The similarities with Donald Trump will be obvious, even if different readers will vary on how they see the extent of the likeness. They both favoured Christianity even though their own personal faith is hard to pin down. They can both be ruthless and vindictive towards those that cross them. They are not afraid to tear up the rule book and adopt new policies that shake up the established order.  

So, what might the story of Constantine have to tell us as we consider the second coming of Donald Trump?  

Many Christians rejoiced at Trump’s re-election. At his inauguration, Franklin Graham, like Eusebius many centuries before, pronounced that God had ‘raised up’ the new President. Trump himself claimed that God had saved him through the assassination attempt last year to Make America Great Again. Others see it as a disaster, offering a ruler of dubious character who looks nothing like Jesus. 

Constantine was, on balance, a mixed blessing for the church. His rule did enable the church to thrive. It gave it a position within society that made possible a network of churches, parishes, dioceses that helped its message spread far and wide. It was no doubt easier to be, and to become a Christian under Constantine than under his anti-Christian predecessors. Yet at the same time, he subtly changed the shape of Christianity and made the Church the faith of the powerful, even though Christianity has always flourished more among the poor and struggling who know they need help.  
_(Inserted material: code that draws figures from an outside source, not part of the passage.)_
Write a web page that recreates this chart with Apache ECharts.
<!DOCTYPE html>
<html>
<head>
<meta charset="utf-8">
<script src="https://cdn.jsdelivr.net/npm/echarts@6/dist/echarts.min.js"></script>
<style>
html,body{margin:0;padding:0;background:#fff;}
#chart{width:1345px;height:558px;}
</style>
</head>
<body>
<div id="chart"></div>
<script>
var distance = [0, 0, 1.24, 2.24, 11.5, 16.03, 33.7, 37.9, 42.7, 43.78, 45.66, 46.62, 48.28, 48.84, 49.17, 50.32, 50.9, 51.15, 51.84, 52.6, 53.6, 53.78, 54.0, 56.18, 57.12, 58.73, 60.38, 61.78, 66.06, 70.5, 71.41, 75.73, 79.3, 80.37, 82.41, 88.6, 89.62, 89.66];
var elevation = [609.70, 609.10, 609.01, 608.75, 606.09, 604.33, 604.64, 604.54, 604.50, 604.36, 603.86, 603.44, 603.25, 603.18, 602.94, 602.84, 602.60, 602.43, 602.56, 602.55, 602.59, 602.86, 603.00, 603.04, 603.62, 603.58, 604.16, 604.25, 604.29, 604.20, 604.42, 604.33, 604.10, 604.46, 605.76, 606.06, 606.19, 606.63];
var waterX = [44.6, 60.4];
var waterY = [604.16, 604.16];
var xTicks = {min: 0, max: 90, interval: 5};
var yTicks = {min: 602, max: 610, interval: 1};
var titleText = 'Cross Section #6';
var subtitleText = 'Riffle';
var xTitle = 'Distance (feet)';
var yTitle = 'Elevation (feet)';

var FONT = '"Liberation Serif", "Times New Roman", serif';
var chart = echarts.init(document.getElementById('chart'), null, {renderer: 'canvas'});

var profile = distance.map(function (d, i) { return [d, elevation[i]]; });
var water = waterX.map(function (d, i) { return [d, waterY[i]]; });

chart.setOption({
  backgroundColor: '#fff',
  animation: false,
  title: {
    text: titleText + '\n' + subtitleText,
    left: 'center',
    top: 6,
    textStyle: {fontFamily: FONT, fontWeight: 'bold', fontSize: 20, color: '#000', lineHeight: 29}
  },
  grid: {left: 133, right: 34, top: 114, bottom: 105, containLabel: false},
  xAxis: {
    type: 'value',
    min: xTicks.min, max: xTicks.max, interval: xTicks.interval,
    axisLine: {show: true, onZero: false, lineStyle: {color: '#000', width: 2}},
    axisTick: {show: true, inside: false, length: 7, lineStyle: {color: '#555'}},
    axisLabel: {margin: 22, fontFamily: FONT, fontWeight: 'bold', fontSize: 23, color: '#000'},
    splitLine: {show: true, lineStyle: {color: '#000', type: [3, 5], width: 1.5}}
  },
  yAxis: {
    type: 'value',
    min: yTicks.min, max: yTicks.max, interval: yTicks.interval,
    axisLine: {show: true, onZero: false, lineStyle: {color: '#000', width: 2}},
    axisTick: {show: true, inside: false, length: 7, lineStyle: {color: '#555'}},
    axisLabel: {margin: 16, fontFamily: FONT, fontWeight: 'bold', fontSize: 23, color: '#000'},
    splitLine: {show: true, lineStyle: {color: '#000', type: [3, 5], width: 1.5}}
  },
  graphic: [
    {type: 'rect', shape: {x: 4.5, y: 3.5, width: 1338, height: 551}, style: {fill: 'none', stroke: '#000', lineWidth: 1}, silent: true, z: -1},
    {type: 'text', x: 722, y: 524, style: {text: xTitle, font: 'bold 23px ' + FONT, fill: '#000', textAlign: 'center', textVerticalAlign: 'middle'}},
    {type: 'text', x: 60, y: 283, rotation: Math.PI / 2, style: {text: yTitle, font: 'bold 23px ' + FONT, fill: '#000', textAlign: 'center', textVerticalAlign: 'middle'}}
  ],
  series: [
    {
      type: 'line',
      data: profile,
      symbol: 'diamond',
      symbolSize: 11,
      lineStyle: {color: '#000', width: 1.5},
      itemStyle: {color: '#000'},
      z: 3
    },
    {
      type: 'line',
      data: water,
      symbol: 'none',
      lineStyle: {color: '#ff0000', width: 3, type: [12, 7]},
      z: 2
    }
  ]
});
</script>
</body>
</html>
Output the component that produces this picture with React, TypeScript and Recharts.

The Church under Trump might be glad of laws and cultural moves that make it easier to practice and promote their faith. Yet the danger of allowing Trump rather than Jesus to determine the Church's vision of leadership and lordship, remains. In subsequent years, while making the most of the opportunities that a newly Christianised empire gave, the church also needed figures like Ambrose, the fourth century Bishop of Milan who was willing to ban the emperor Theodosius from church when he committed crimes in the name of the empire. It also needed the radical Christianity of the desert fathers and mothers who withdrew to remote places to pray and live a radically alternative lifestyle from the increasingly soft and easy Christianity of city life. As Paul Kingsnorth recently reminded us, “the monks built the West, just as surely as the soldiers did, and they built the more enduring part.” 

Christians might be glad of the opportunities that a Trumpian world might offer. But they need to be careful in what they wish for. Followers of the crucified rabbi from Nazareth need to be wary of hitching their wagon to any one political ruler. There is only one messiah after all.